MOCKLER: In 1999, Myers slipped back into his false teeth and his shagadelic suits for "Austin Powers II."


MYERS: Are you kidding baby? I put the grrr! in swinger, baby!

MOCKLER: The sequel was a box office blockbuster making more money in its first weekend than the original did in its entire theatrical run.

MYERS: Yeah baby, yeah!

MOCKLER: For Myers the experience of making the film was...

MYERS: Groovy baby.

It's like a two-month party. I had the most fun I've ever had in my life. I was very sad on the last day. It's kind of like the last day of camp or something.

MOCKLER: Myers next role wasn't even on camera, provided him with yet another runaway hit, the animated fairy tale "Shrek."

MYERS: That will do, Donkey. That'll do.

MOCKLER: Myers had originally begun voicing the character with a Canadian accent, then switched to Scottish when he felt it wasn't working.

MYERS: Like you'd watch it and then you'd redo it and they redo it to what you just did. It's an amazing back and forth. Very inspiring. I ended up really loving how long it took and how much time you get the luxury of being able to sculpt it and shade it and do all that stuff.

MOCKLER: But Myers's reputation is not flawless, he's known as a perfectionist. And "Wayne's World" director Penelope Spheeris has publicly acknowledged tension on that set. Plus in 2000, Myers found himself embroiled in a lawsuit over "Sprocket," a movie based on Myers' Dieter (ph) character from "Saturday Night Live."

Myers was getting a reported $21.5 million to star in and write the film for Universal and Imagine Entertainment, only to pull out shortly before shooting was to begin.

SUTTON: He worked for two years and didn't think he had a good script. The studio said, "Well, we want this movie. It's a familiar character. Everyone knows him from "Saturday Night Live." And he said, "Well, I'm not going to make it if I don't think its any good."

ROZEN: "Sprockets" become one of the great jokes of Hollywood, that Mike Myers objected to and withdrew from the film because he didn't like the script, a script he had written.

MOCKLER: The parties settled. "Sprokets" was shelved. And Myers told "Entertainment Weekly" if he had to do it all over again, he would. He's now working on "The Cat In The Hat" for the studios he once feuded with. It's slated for release in November of next year.

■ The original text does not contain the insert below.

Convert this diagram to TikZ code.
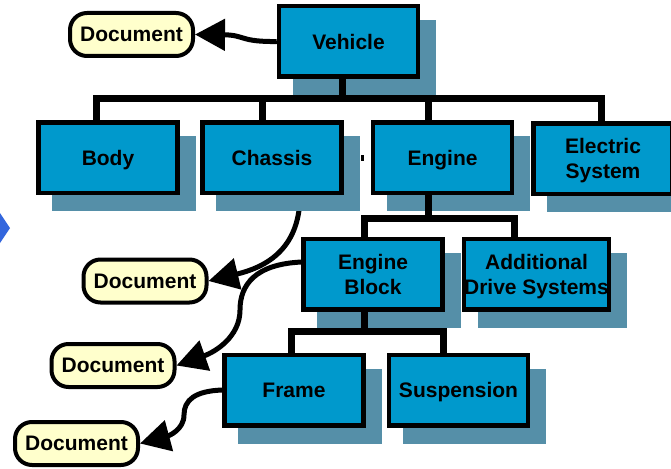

MYERS: So you're the... MOCKLER: The latest Austin Powers installment racked in big bucks at the box office, grossing more than $213 million. It's expected to have a smashing good run with the video and DVD release on December 3.

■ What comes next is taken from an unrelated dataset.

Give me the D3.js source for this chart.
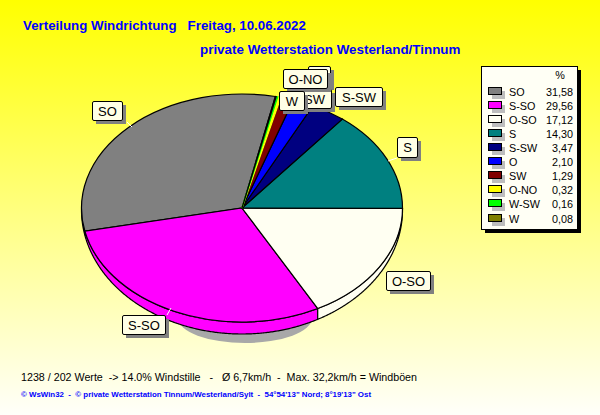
<!DOCTYPE html>
<html><head><meta charset="utf-8">
<script src="https://cdn.jsdelivr.net/npm/d3@7"></script>
<style>html,body{margin:0;padding:0;background:#fff}svg{display:block}text{white-space:pre;font-family:"Liberation Sans",Arial,sans-serif}</style>
</head><body><div id="c"></div>
<script>
const categories=["SO","S-SO","O-SO","S","S-SW","O","SW","O-NO","W-SW","W"];
const values=[31.58,29.56,17.12,14.30,3.47,2.10,1.29,0.32,0.16,0.08];
const valueLabels=["31,58","29,56","17,12","14,30","3,47","2,10","1,29","0,32","0,16","0,08"];
const colors=["#808080","#FF00FF","#FFFFF2","#008080","#000080","#0000FF","#800000","#FFFF00","#00FF00","#808000"];
const titleText="Verteilung Windrichtung   Freitag, 10.06.2022";
const subtitleText="private Wetterstation Westerland/Tinnum";
const footerText="1238 / 202 Werte  -> 14.0% Windstille   -   Ø 6,7km/h  -  Max. 32,2km/h = Windböen";
const creditText="© WsWin32  -  © private Wetterstation Tinnum/Westerland/Sylt  -  54°54'13\" Nord; 8°19'13\" Ost";

const W=600,H=415,cx=242,cy=208,rx=160.5,ry=114;
const svg=d3.select("#c").append("svg").attr("width",W).attr("height",H);
const defs=svg.append("defs");
const g=defs.append("linearGradient").attr("id","bg").attr("x1",0).attr("y1",0).attr("x2",0).attr("y2",1);
g.append("stop").attr("offset",0).attr("stop-color","#FFFF00");
g.append("stop").attr("offset",1).attr("stop-color","#FFFFFA");
svg.append("rect").attr("width",W).attr("height",H).attr("fill","url(#bg)");

const t=(s,x,y,o={})=>svg.append("text").attr("x",x).attr("y",y).attr("font-size",o.size||11)
  .attr("font-weight",o.weight||"normal").attr("fill",o.fill||"#000").attr("text-anchor",o.anchor||"start")
  .style("font-family",o.family||null).text(s);

t(titleText,23,30,{size:13.3,weight:"bold",fill:"#0000FF"});
t(subtitleText,200,54,{size:13.4,weight:"bold",fill:"#0000FF"});
t(footerText,21,381,{size:10.7});
t(creditText,21,397,{size:8,weight:"bold",fill:"#0000FF"}).attr("textLength",350).attr("lengthAdjust","spacingAndGlyphs");

// pie
const startDeg=12;
const pie=d3.pie().sort(null).value(d=>d).startAngle(startDeg*Math.PI/180).endAngle((startDeg-360)*Math.PI/180);
const arcs=pie(values);
const px=a=>cx+rx*Math.sin(a), py=a=>cy-ry*Math.cos(a);

// soft shadow below the rim
svg.append("ellipse").attr("cx",245).attr("cy",318).attr("rx",67).attr("ry",25).attr("fill","#A8A8A8");

// rim: lower half of the ellipse, thin at the sides, thickest at the front
const lineGen=d3.line().x(d=>d[0]).y(d=>d[1]);
const rimDrop=a=>2+10*Math.abs(Math.cos(a));
arcs.forEach((a,i)=>{
  const pts=d3.range(0,241).map(k=>a.startAngle+(a.endAngle-a.startAngle)*k/240).filter(an=>Math.cos(an)<0);
  if(pts.length<2)return;
  const top=pts.map(an=>[px(an),py(an)]);
  const bot=pts.slice().reverse().map(an=>[px(an),py(an)+rimDrop(an)]);
  svg.append("path").attr("d",lineGen(top.concat(bot))+"Z").attr("fill",colors[i]).attr("stroke","#000").attr("stroke-width",1.2);
});

// top face: the sliver slices keep their own colour as outline, else the black would hide them
const arc=d3.arc().innerRadius(0).outerRadius(1);
const face=svg.append("g").attr("transform",`translate(${cx},${cy}) scale(${rx},${ry})`);
face.selectAll("path").data(arcs).join("path").attr("d",arc)
  .attr("fill",(d,i)=>colors[i]).attr("stroke",(d,i)=>d.value<0.5&&d.value>0.1?colors[i]:"#000").attr("stroke-width",1.2)
  .attr("vector-effect","non-scaling-stroke");

// callouts, drawn in the order of the reference so they overlap alike
const callouts=[
 {c:"SO",x:92,y:101,w:30,h:19,lead:[[127,122],[132,127]]},
 {c:"S-SO",x:122,y:315,w:43,h:19,lead:[[167,315],[171,308]]},
 {c:"O-SO",x:386,y:271,w:44,h:19},
 {c:"S",x:397,y:137,w:20,h:20,lead:[[388,161],[397,158]]},
 {c:"S-SW",x:335,y:87,w:47,h:19},
 {c:"O",x:308,y:66,w:22,h:20,tx:327,ty:81,size:9},
 {c:"SW",x:297,y:89,w:34,h:19},
 {c:"O-NO",x:283,y:69,w:44,h:19},
 {c:"W",x:279,y:91,w:25,h:19}
];
callouts.forEach(b=>{
  if(b.lead)svg.append("line").attr("x1",b.lead[0][0]).attr("y1",b.lead[0][1]).attr("x2",b.lead[1][0]).attr("y2",b.lead[1][1]).attr("stroke","#fff");
  svg.append("rect").attr("x",b.x+4).attr("y",b.y+4).attr("width",b.w).attr("height",b.h).attr("fill","#808080").attr("shape-rendering","crispEdges");
  svg.append("rect").attr("x",b.x+.5).attr("y",b.y+.5).attr("width",b.w).attr("height",b.h).attr("rx",1.5).attr("fill","#FFFFE6").attr("stroke","#000");
  t(b.c,b.tx||b.x+b.w/2+.5,b.ty||b.y+b.h/2+5,{size:b.size||13,anchor:"middle"});
});

// legend
const lx=481.5,ly=66.5,lw=96,lh=163;
svg.append("rect").attr("x",lx+3.5).attr("y",ly+3.5).attr("width",lw).attr("height",lh).attr("fill","#000");
svg.append("rect").attr("x",lx).attr("y",ly).attr("width",lw).attr("height",lh).attr("fill","#FFFFF5").attr("stroke","#000");
t("%",560,79,{size:10.8,anchor:"middle"});
const rowY=d3.scaleLinear().domain([0,9]).range([92,218.5]);
categories.forEach((c,i)=>{
  const y=rowY(i);
  svg.append("rect").attr("x",492).attr("y",y-1).attr("width",13).attr("height",8).attr("fill","#BDBDBD").attr("shape-rendering","crispEdges");
  svg.append("rect").attr("x",488.5).attr("y",y-4.5).attr("width",13).attr("height",7).attr("fill",colors[i]).attr("stroke","#000").attr("shape-rendering","crispEdges");
  t(c,509,y+4,{size:10.8});
  t(valueLabels[i],573,y+4,{size:10.8,anchor:"end"});
});
</script></body></html>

In this film, Myers added yet another character to his ever growing stable. The Dutch swinger Goldmember. But he also gave Austin Powers a father, played by Michael Caine, one of his father's favorite actors.

MICHAEL CAINE, ACTOR: If you've got an issue, here's a tissue. Ha, ha, ha.

MYERS: He was a hero to my father because he had a working-class accent like my father had a working-class accent. He's one of the first movie stars to talk like how people talk, you know, in England.

JAY ROACH, DIRECTOR: Mike's whole youth was watching movies with his dad. And in a way, this movie is a tribute to his connection to his own father. He -- Michael Caine wanted to wear the teeth, and he wanted wear -- he wanted to do the whole thing in the crazy clothes. And they came together and I saw this thing in Mike's face and I went, that's why he's doing this. There was so much emotion and so much joy.

MYERS: Oh, I think he would love it. My dad -- if my dad were to write a book, it would be called "In Praise of Silly".

MOCKLER: A sentiment Mike Myers has built his career on.

MYERS: Yeah, baby, yeah!


ZAHN: In addition to filming "The Cat In The Hat" Myers again is set to lend his voice to "Shrek II." He also has a cameo appearance in the upcoming comedy, "A View From The Top" starring Gwyneth Paltrow.

That is it for this edition of PEOPLE IN THE NEWS. Next week, Halle Berry is to die for in the latest Bond film, "Die Another Day." And coming up this week on "AMERICAN MORNING," best-selling author and investigative reporter, Bob Woodward, on the Bush White House. I'm Paula Zahn. Thanks so much for joining us.